Downtime during component migration
Incident Report for Landbot
Postmortem

Incident summary

Between the hour of 16:23 and 16:46 CEST on the 20th of June, a cascading failure during a Redis migration to version 6 affected some deployments, resulting in a service outage.

Impact

This incident affected some customers, who experienced a downtime in the application for 23 minutes.

‌Root Causes

During a Redis migration, a bug in the GitLab CI pipeline was identified. This bug truncates the trailing 0 of the container image tag, so it deployed a release version 1.2 instead of 1.20, causing a CrashLoopBackOff error for one of our Deployment containers.

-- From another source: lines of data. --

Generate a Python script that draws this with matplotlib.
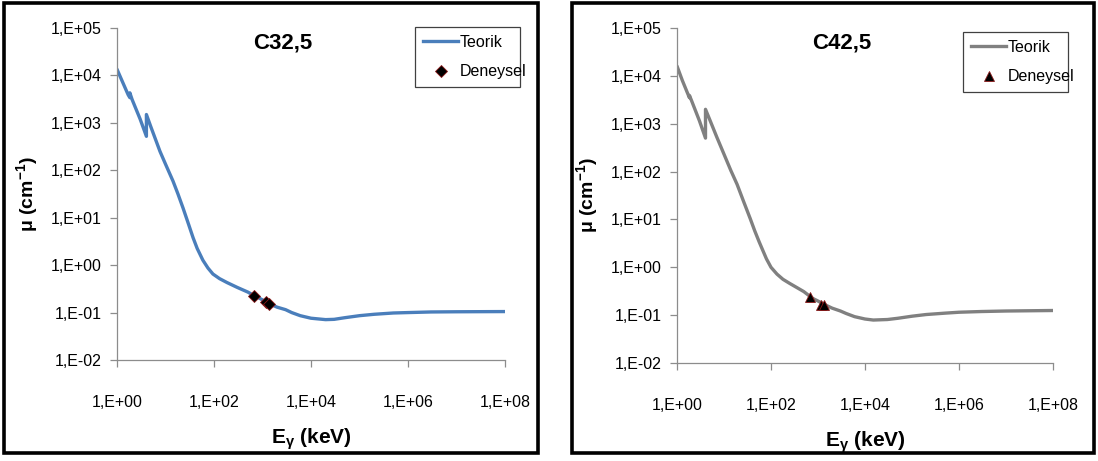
import matplotlib
matplotlib.use("Agg")
import matplotlib.pyplot as plt
from matplotlib.patches import Rectangle
from matplotlib.lines import Line2D

# ---------------- data ----------------
energy_left = [1, 1.3, 1.7, 1.84, 1.84, 2.05, 3.0, 4.04, 4.04, 5, 7.7, 10, 14.3, 18, 23, 30, 37, 45, 59, 75,
               95, 130, 185, 300, 500, 662, 800, 1000, 1250, 1500, 2000, 3000, 4000, 6000,
               1e4, 2e4, 3e4, 5e4, 1e5, 2e5, 5e5, 1e6, 3e6, 1e7, 1e8]
mu_left = [1.35e4, 7.3e3, 3.9e3, 3.4e3, 4.3e3, 3.1e3, 1.2e3, 5.2e2, 1.5e3, 8.2e2, 2.5e2, 1.35e2, 59, 32, 16, 7.2, 3.8, 2.25, 1.27, 0.87,
           0.65, 0.52, 0.43, 0.34, 0.27, 0.23, 0.21, 0.185, 0.163, 0.148, 0.13, 0.115, 0.10, 0.086,
           0.076, 0.071, 0.072, 0.078, 0.086, 0.092, 0.098, 0.100, 0.103, 0.104, 0.105]

energy_right = [1, 1.3, 1.7, 1.84, 1.84, 2.05, 3.0, 4.04, 4.04, 5, 7, 9.5, 14, 19, 26, 36, 45, 56, 64, 80,
                100, 134, 180, 250, 350, 500, 662, 800, 1000, 1500, 2000, 3000, 4000, 6000,
                1e4, 1.5e4, 3e4, 5e4, 1e5, 2e5, 5e5, 1e6, 3e6, 1e7, 1e8]
mu_right = [1.6e4, 8.0e3, 4.2e3, 3.5e3, 3.9e3, 3.0e3, 1.15e3, 5.0e2, 2.0e3, 1.2e3, 5.3e2, 2.6e2, 1.05e2, 54, 24, 10.5, 5.8, 3.4, 2.5, 1.5,
            1.0, 0.72, 0.56, 0.46, 0.38, 0.31, 0.25, 0.22, 0.197, 0.16, 0.14, 0.122, 0.108, 0.093,
            0.083, 0.079, 0.081, 0.086, 0.095, 0.103, 0.110, 0.115, 0.119, 0.122, 0.125]

exp_energy = [662, 1173, 1332]
exp_mu_left = [0.22, 0.165, 0.155]
exp_mu_right = [0.235, 0.16, 0.16]

titles = ["C32,5", "C42,5"]
legend_labels = ["Teorik", "Deneysel"]
x_ticks = [1, 1e2, 1e4, 1e6, 1e8]
x_tick_labels = ["1,E+00", "1,E+02", "1,E+04", "1,E+06", "1,E+08"]
y_ticks = [1e-2, 1e-1, 1, 1e1, 1e2, 1e3, 1e4, 1e5]
y_tick_labels = ["1,E-02", "1,E-01", "1,E+00", "1,E+01", "1,E+02", "1,E+03", "1,E+04", "1,E+05"]

# ---------------- figure ----------------
plt.rcParams["font.family"] = ["Liberation Sans", "DejaVu Sans"]
plt.rcParams["mathtext.fontset"] = "custom"
plt.rcParams["mathtext.rm"] = "Liberation Sans:bold"
plt.rcParams["mathtext.it"] = "Liberation Sans:bold"
plt.rcParams["mathtext.bf"] = "Liberation Sans:bold"
plt.rcParams["mathtext.default"] = "rm"

W, H = 1098, 461
fig = plt.figure(figsize=(W / 100, H / 100), dpi=100)

def fx(px):
    return px / W

def fy(py):
    return 1 - py / H

# panel frames
for (x0, x1) in [(4, 538), (572, 1094)]:
    fig.patches.append(Rectangle((fx(x0), fy(453)), fx(x1 - x0), (453 - 3) / H,
                                 transform=fig.transFigure, fill=False,
                                 edgecolor="black", linewidth=2.6, zorder=10))

panels = [
    dict(rect=(117, 505, 28, 360), E=energy_left, mu=mu_left, emu=exp_mu_left,
         color="#4A7EBB", marker="D", msize=6, title=titles[0], title_x=283,
         leg=(415, 520, 27, 95)),
    dict(rect=(677, 1053, 28, 363), E=energy_right, mu=mu_right, emu=exp_mu_right,
         color="#808080", marker="^", msize=7, title=titles[1], title_x=842,
         leg=(963, 1068, 32, 93)),
]

for p in panels:
    x0, x1, y0, y1 = p["rect"]
    ax = fig.add_axes([fx(x0), fy(y1), fx(x1 - x0), (y1 - y0) / H])
    ax.plot(p["E"], p["mu"], color=p["color"], linewidth=2.4, solid_capstyle="round",
            solid_joinstyle="round", zorder=2)
    ax.plot(exp_energy, p["emu"], linestyle="none", marker=p["marker"], markersize=p["msize"],
            markerfacecolor="black", markeredgecolor="#8B1A1A", markeredgewidth=0.6, zorder=3)
    ax.set_xscale("log")
    ax.set_yscale("log")
    ax.set_xlim(1, 1e8)
    ax.set_ylim(1e-2, 1e5)
    ax.set_xticks(x_ticks)
    ax.set_xticklabels(x_tick_labels)
    ax.set_yticks(y_ticks)
    ax.set_yticklabels(y_tick_labels)
    ax.minorticks_off()
    for s in ["top", "right"]:
        ax.spines[s].set_visible(False)
    for s in ["left", "bottom"]:
        ax.spines[s].set_color("#8C8C8C")
        ax.spines[s].set_linewidth(0.9)
    ax.tick_params(axis="both", direction="out", length=5, width=0.9, color="#8C8C8C",
                   labelsize=11.5, labelcolor="black")
    ax.tick_params(axis="x", pad=20)
    ax.tick_params(axis="y", pad=6)
    ax.set_ylabel("μ (cm$^{-1}$)", fontsize=14, fontweight="bold", labelpad=8)
    ax.set_xlabel("E$_{γ}$ (keV)", fontsize=15, fontweight="bold", labelpad=12)
    fig.text(fx(p["title_x"]), fy(43), p["title"], fontsize=16, fontweight="bold",
             ha="center", va="center")
    lx0, lx1, ly0, ly1 = p["leg"]
    handles = [Line2D([], [], color=p["color"], linewidth=2.4),
               Line2D([], [], linestyle="none", marker=p["marker"], markersize=p["msize"],
                      markerfacecolor="black", markeredgecolor="#8B1A1A", markeredgewidth=0.6)]
    leg = fig.legend(handles, legend_labels, loc="upper left",
                     bbox_to_anchor=(fx(lx0), fy(ly1), fx(lx1 - lx0), (ly1 - ly0) / H),
                     bbox_transform=fig.transFigure, mode="expand", fontsize=11.5,
                     frameon=True, fancybox=False, edgecolor="#404040", framealpha=1,
                     handlelength=2.2, handletextpad=0.1, borderpad=0.5, labelspacing=0.9,
                     borderaxespad=0)
    leg.get_frame().set_linewidth(0.9)

fig.savefig("out.png", dpi=100)
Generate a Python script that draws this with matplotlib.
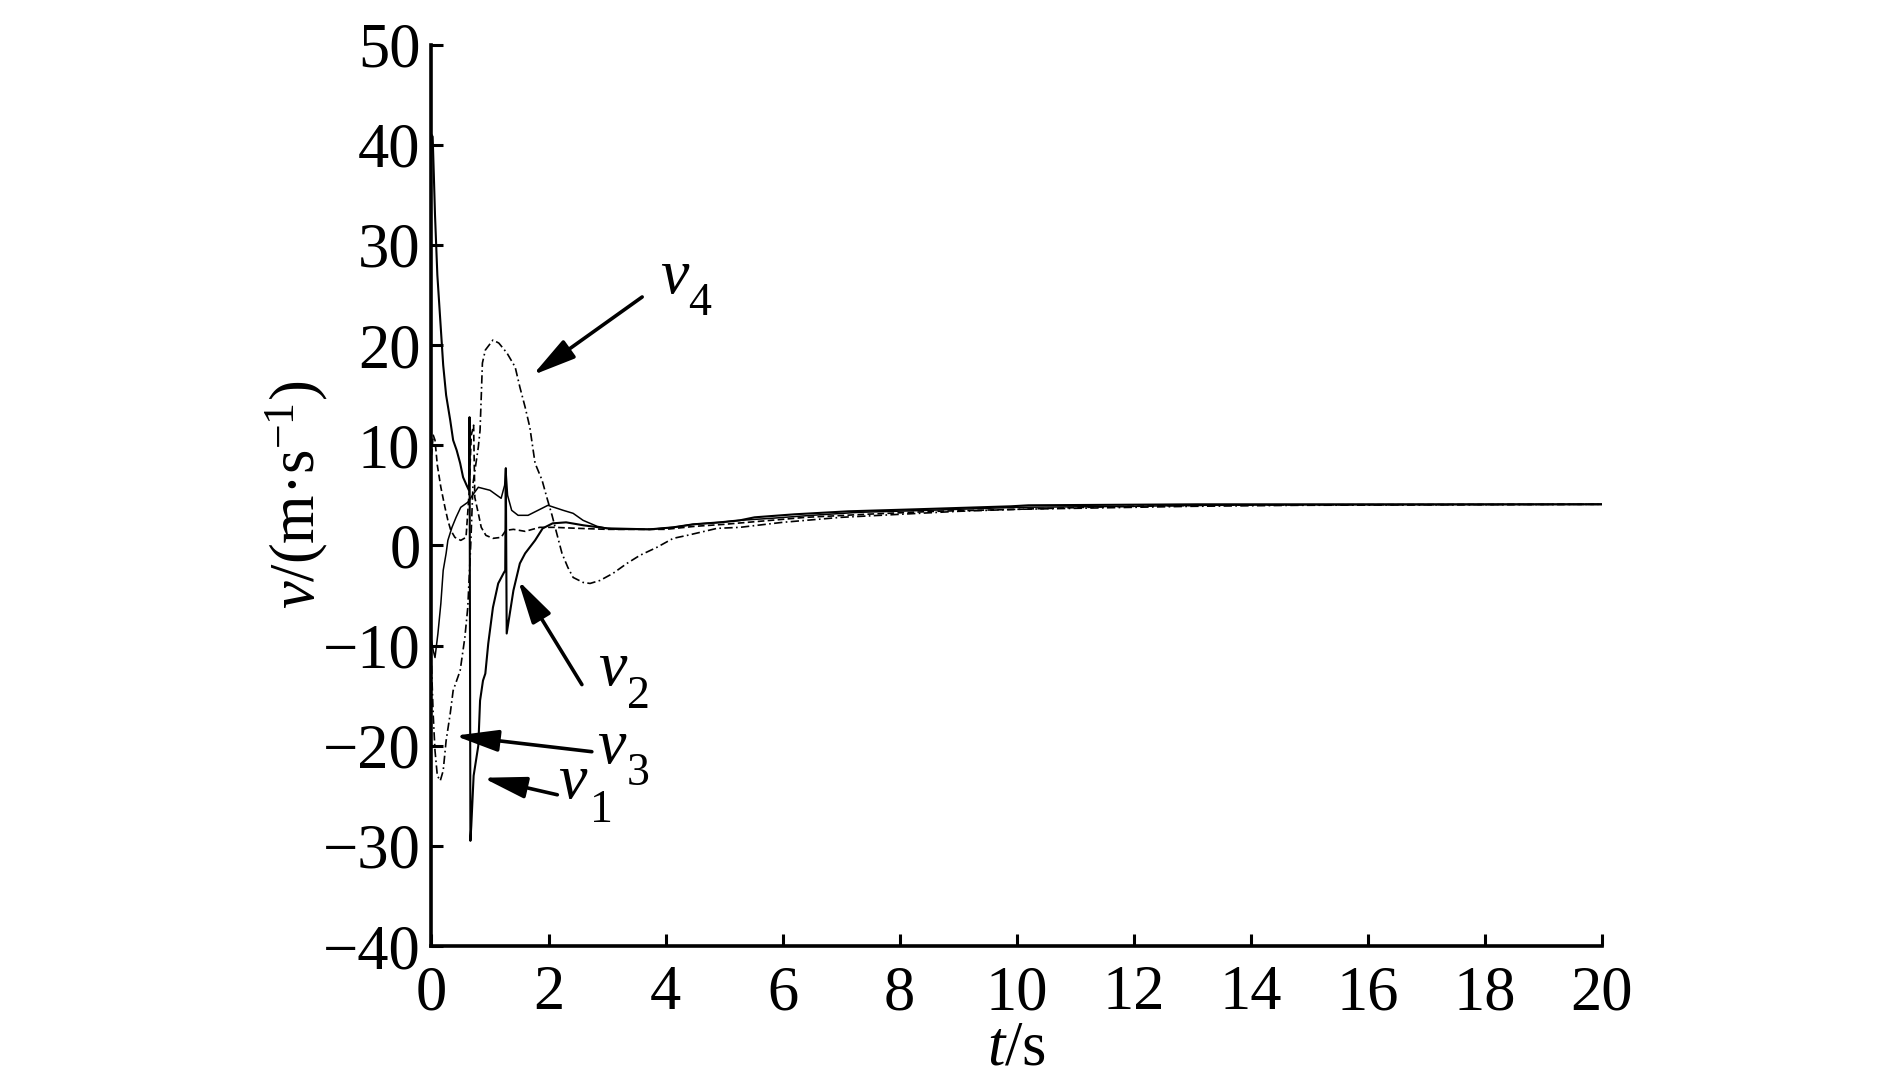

The environment variables for the Deployments were moved to the new Redis 6 instance when the Deployments were still in CrashLoopBackOff.

Trigger

One of our Deployment’s ConfigMap was modified, changing the Redis server environment variable to the new Redis 6 instance. The restart of these Deployments updated their ConfigMaps, when one of them were still in a CrashLoopBackOff status, causing a cascading failure that affected other Deployments and triggering the incident.

Detection

The Redis 6 queue started to fill up with tasks ahead of time, and the application stopped working.

Timeline

2022-06-20 (all times are CEST)

  • 15:29 - Created new Redis 6 instance
  • 15:44 - Created ConfigMap and Secret for auxiliary Deployments, containing environment variables pointing to Redis 6 instance
  • 15:59 - INCIDENT BEGINS Created auxiliary Deployments, that were deployed with release version 1.2 instead of 1.20
  • 16:17 - Updated environment variables, pointing to Redis 6 instance
  • 16:19 - Redis 6 queue began to fill up progressively
  • 16:23 - OUTAGE BEGINS The application stopped working
  • 16:39 - Deleted auxiliary Deployments
  • 16:46 - Redis 6 queue reached 309K length
  • 16:46 - OUTAGE MITIGATED Environment variables restored to previous Redis 5 instance
  • 16:46 - OUTAGE ENDS All services restored and working correctly
  • 17:08 - Followed procedure to continue with the Redis 6 migration
  • 17:10 - After running GitLab CI pipeline to create auxiliary Deployments, container images were manually set to release 1.20
  • 17:11 - Redis 6 queue started to decrease
  • 17:15 - INCIDENT ENDS Redis 6 queue emptied
  • 17:18 - Original Deployments moved to Redis 6 instance
  • 17:31 - Deleted auxiliary Deployments
  • 17:44 - Redis 6 migration completed

Action Items as result of Postmortem

  • Investigate GitLab CI bug
  • Update Redis migration playbook
  • Recompose internal metrics during the incident
Posted Jun 27, 2022 - 08:56 CEST

Resolved
This incident has been resolved
Posted Jun 20, 2022 - 17:10 CEST
Monitoring
A fix has been implemented and we are monitoring results.
Posted Jun 20, 2022 - 16:51 CEST
Update
We are continuing to work on a fix for this issue.
Posted Jun 20, 2022 - 16:50 CEST
Identified
The issue has been identified and a fix is being implemented.
Posted Jun 20, 2022 - 16:49 CEST
Update
We are continuing to investigate this issue.
Posted Jun 20, 2022 - 16:48 CEST
Investigating
There is an ongoing incident affecting the Landbot app. The bots are working correctly. We are investigating and working on the issue with maximum priority.
Posted Jun 20, 2022 - 16:48 CEST
This incident affected: Platform (Builder).